ABSTRACT Solar‐driven interfacial evaporation (SDIE) offers a promising approach for sustainable water purification, yet hydrogel evaporators often suffer dehydration‐induced network deformation, uneven wetting, and salt accumulation under extended operation. Here, inspired by leaf transpiration and vein‐guided fluid transport, we introduce a photothermally driven structural self‐optimization strategy that converts dehydration‐induced hydrogel aging into functional evolution. Rapid heating of embedded multi‐walled carbon nanotubes (MWCNTs) under illumination triggers contraction of the polyvinyl alcohol hydrogen‐bond network, generating robust multiscale water‐distribution textures and vapor‐release channels. This structural adaptation amplifies interfacial temperature‐salinity gradients, thereby enhancing coupled thermo‐solutal Marangoni circulation for efficient energy utilization and sustained uniform wetting. The optimized hydrogel evaporator delivers a high evaporation rate of 5.71 kg m −2 h −1 under one sun illumination, ranking among the highest reported values for hydrogel‐based solar interfacial evaporators.
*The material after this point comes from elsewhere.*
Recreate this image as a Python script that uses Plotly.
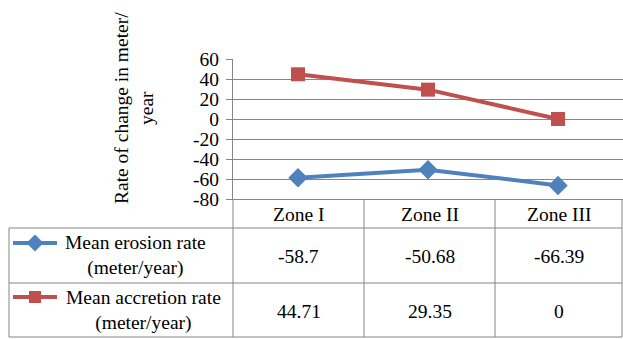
import plotly.graph_objects as go

# Chart data
zones = ["Zone I", "Zone II", "Zone III"]
erosion = [-58.7, -50.68, -66.39]
accretion = [44.71, 29.35, 0]
series_names = [("Mean erosion rate", "(meter/year)"),
                 ("Mean accretion rate", "(meter/year)")]
y_ticks = [60, 40, 20, 0, -20, -40, -60, -80]

W, H = 623, 339
BLUE = "#4F81BD"
RED = "#C0504D"
GRID = "#868686"
FONT = "'Times New Roman', 'Liberation Serif', serif"
FS = 19.5

# plot-area geometry in pixels
PX0, PX1 = 233, 623
PY0, PY1 = 59, 199   # top (60) and bottom (-80)
COLS = [233, 364, 495, 622]
ROWS = [199, 228, 283, 337]
TLEFT = 9


def fx(px):
    return px / W


def fy(py):
    return 1 - py / H


fig = go.Figure()
xs = list(range(len(zones)))

fig.add_trace(go.Scatter(
    x=xs, y=erosion, mode="lines+markers",
    line=dict(color=BLUE, width=4),
    marker=dict(symbol="diamond", size=15, color=BLUE),
    showlegend=False, cliponaxis=False))
fig.add_trace(go.Scatter(
    x=xs, y=accretion, mode="lines+markers",
    line=dict(color=RED, width=4),
    marker=dict(symbol="square", size=14, color=RED),
    showlegend=False, cliponaxis=False))

# legend keys inside the data table (overlay axes in pixel units)
key_rows = [(BLUE, "diamond", 13, 243), (RED, "square", 12, 297)]
for color, sym, size, ky in key_rows:
    fig.add_trace(go.Scatter(
        x=[13, 57], y=[ky, ky], mode="lines", xaxis="x2", yaxis="y2",
        line=dict(color=color, width=4), showlegend=False, hoverinfo="skip"))
    fig.add_trace(go.Scatter(
        x=[35], y=[ky], mode="markers", xaxis="x2", yaxis="y2",
        marker=dict(symbol=sym, size=size, color=color),
        showlegend=False, hoverinfo="skip"))

shapes = []
line_style = dict(color=GRID, width=1)
# horizontal table rules
for r in ROWS[1:]:
    shapes.append(dict(type="line", xref="paper", yref="paper",
                       x0=fx(TLEFT), x1=fx(622), y0=fy(r), y1=fy(r), line=line_style))
# vertical table rules
for c in COLS:
    shapes.append(dict(type="line", xref="paper", yref="paper",
                       x0=fx(c), x1=fx(c), y0=fy(ROWS[0]), y1=fy(ROWS[3]), line=line_style))
shapes.append(dict(type="line", xref="paper", yref="paper",
                   x0=fx(TLEFT), x1=fx(TLEFT), y0=fy(ROWS[1]), y1=fy(ROWS[3]), line=line_style))

annotations = []
txt_font = dict(family=FONT, size=FS, color="black")


def label(px, py, text, **kw):
    annotations.append(dict(x=fx(px), y=fy(py), xref="paper", yref="paper",
                            xanchor="center", yanchor="middle",
                            text=text, showarrow=False, font=txt_font, **kw))


# column headers
for i, z in enumerate(zones):
    label((COLS[i] + COLS[i + 1]) / 2, (ROWS[0] + ROWS[1]) / 2 + 1, z)
# values
for r, vals in enumerate([erosion, accretion]):
    cy = (ROWS[r + 1] + ROWS[r + 2]) / 2
    for i, v in enumerate(vals):
        label((COLS[i] + COLS[i + 1]) / 2, cy + 1, f"{v:g}")
# series names
name_cx = [135, 143]
for r, (l1, l2) in enumerate(series_names):
    cy = (ROWS[r + 1] + ROWS[r + 2]) / 2
    label(name_cx[r], cy, f"{l1}<br>{l2}", align="center")
# y-axis title
label(134, 108, "Rate of change in meter/<br>year", textangle=-90, align="center")

fig.update_layout(
    width=W, height=H,
    margin=dict(l=0, r=0, t=0, b=0, autoexpand=False),
    paper_bgcolor="white", plot_bgcolor="rgba(0,0,0,0)",
    font=txt_font,
    xaxis=dict(domain=[fx(PX0), fx(PX1)], range=[-0.5, 2.5], automargin=False,
               showticklabels=False, showgrid=False, zeroline=False,
               showline=True, linecolor=GRID, linewidth=1, ticks=""),
    yaxis=dict(domain=[fy(PY1), fy(PY0)], range=[-80, 60], automargin=False,
               tickvals=y_ticks, ticktext=[str(t) for t in y_ticks],
               showgrid=True, gridcolor=GRID, gridwidth=1, zeroline=False,
               showline=True, linecolor=GRID, linewidth=1,
               ticks="outside", ticklen=6, tickcolor=GRID,
               ticklabelstandoff=3, tickfont=txt_font),
    xaxis2=dict(domain=[0, 1], range=[0, W], visible=False, anchor="y2",
                automargin=False),
    yaxis2=dict(domain=[0, 1], range=[H, 0], visible=False, anchor="x2",
                automargin=False),
    shapes=shapes,
    annotations=annotations,
)

fig.write_html("out.html")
It sustains salt‐free operation for 16 h in 3.5 wt.% brine and remains stable over 25 days of continuous day–night cycling at the higher salinity of 7 wt.%, demonstrating long‐term resistance to salt crystallization. It further confirms that the evaporation–condensation process enables efficient rejection of organic dyes, endowing the system with multifunctional capability for water treatment. This work demonstrates a generalizable design strategy for developing adaptive, durable, and high‐performance SDIE systems.